Not really. The winter solstice has the advantage that it is a nice long night (assuming you're not observing from the equator, or your planet has a negligible axial tilt, etc) but that's about it.

Would it be believable that it can only work on these days because it is when another celestial body out there is out of the way and so not blocking its view?

It would be rather odd that something should move out of the way precisely on those four days, and then immediately move back. Obviously if the something is technological, that some other explanation can be made for its behavior, but it doesn't sound natural.

Imagine that this mechanism has to locate a very specific point in the sky.

One thing, visible from four widely spaced points on the planet's orbit, but not visible at any other time? I'm not really buying it, but I suspect I'm a lot more nitpicky than most, and have a harder time suspending my disbelief.

So what's to be done?

One solution that allows for nearly arbitrary amounts of contrived situations is to have something technological, that does some specific odd things at specific strange times for whatever reason. This may or may not fit your theme, and it does also shift the problem from "why observe at these times" to "why do a thing at these times", so it doesn't really fix the underlying problem.
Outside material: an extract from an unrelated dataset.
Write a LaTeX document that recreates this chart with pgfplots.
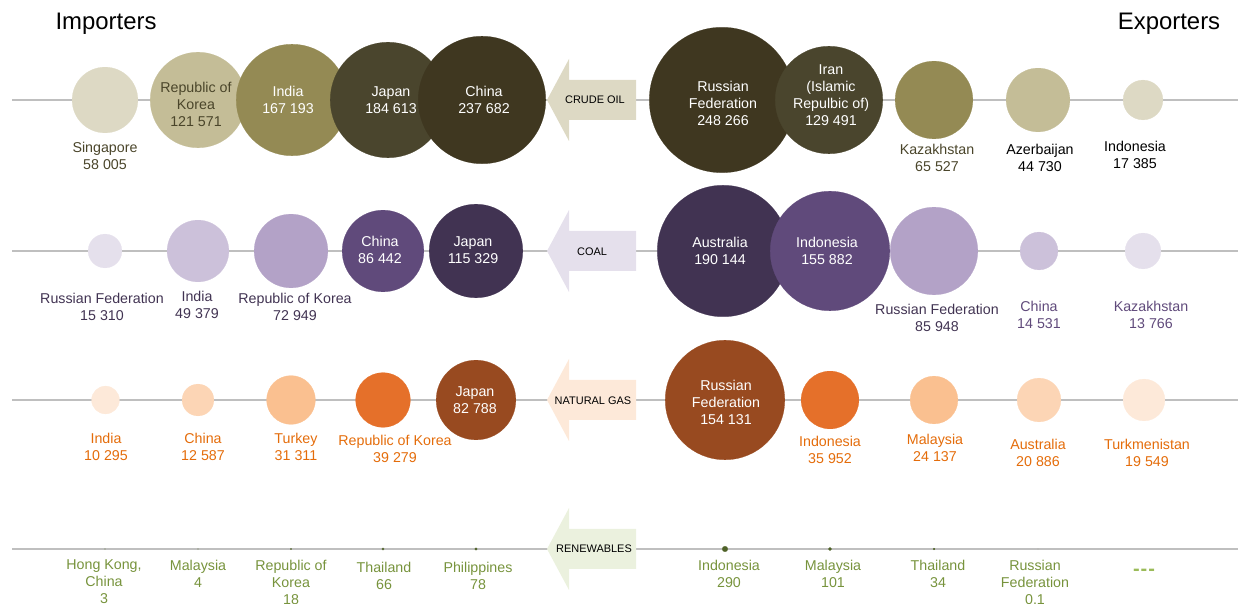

You can handwave in some other process that occurs four times a year that just so happens to coincide with the solstices and equinoxes. The period of a conjunction with an inner planet, possibly. I don't know if having the timing be a coincidence is something you'd find particularly satisfying, though.

If you were happy to have it fire once a year, then it would be reasonable to have something with a slightly odd structure, say a deeply buries observatory of some kind, with a viewing shaft that only points at The Thing at a specific time each year, and during the rest of the year it just isn't visible. Such a system might have been built to last over a very long period of time (perhaps like the clock of the long now), hence its slightly unusual structure. It can't have been built to last for too long though, because axial precession is a thing and over the timescale of millenia the apparently fixed stars will move... either your target will not be visible through the device at all, or it will appear on a day other than the solstice, etc.

• Thanks, you actually hinted at something as it stands in the setting right now. The mechanism that makes the observation is buried in the ground. What I´m really looking for is a reasoning for why it only opens on a specific date and trying to align this with astronomical facts. So, a specific point in the sky in a specific day or a short of period of days is fine. But then again this window of observation would only present itself next year? Jan 25 at 19:48

# The Sun has gone white dwarf, and you're using it for a telescope

There is a scheme afoot to send a probe out to 550 AU to use our Sun as a gravitational telescope to see a detailed view of exoplanets. However, in the "very distant future", the Sun will eventually go white dwarf, reducing to 1/100 of its size. In the higher gravity close to the dwarf, the light will bend a little more. And the Earth, to have avoided destruction at the red giant phase, has been moved out a bit, and no longer depends entirely on the Sun for heating. Summary: the solar gravitational telescope now works from Earth.

It is also readily imaginable the atmosphere may be less of a trouble to astronomers by then. Those things are hard to hold on to.

Now, either the Earth was used because its transits are in a line with the broadcasting star, or the broadcasting star was chosen to be in a line with the Earth. Either way this isn't going to work if the Sun misses your spot of interest in the sky.

But if it passes right over it, then a large ring around the Sun provides (with some image processing) an intensely magnified view of whatever is behind it. Signals can be received that would never have been detected by the equipment otherwise. Of course, you need to block out the star - easy if there is no atmosphere, but otherwise, perhaps there is a satellite in orbit that passes over the station at the designated time to act as a starshade.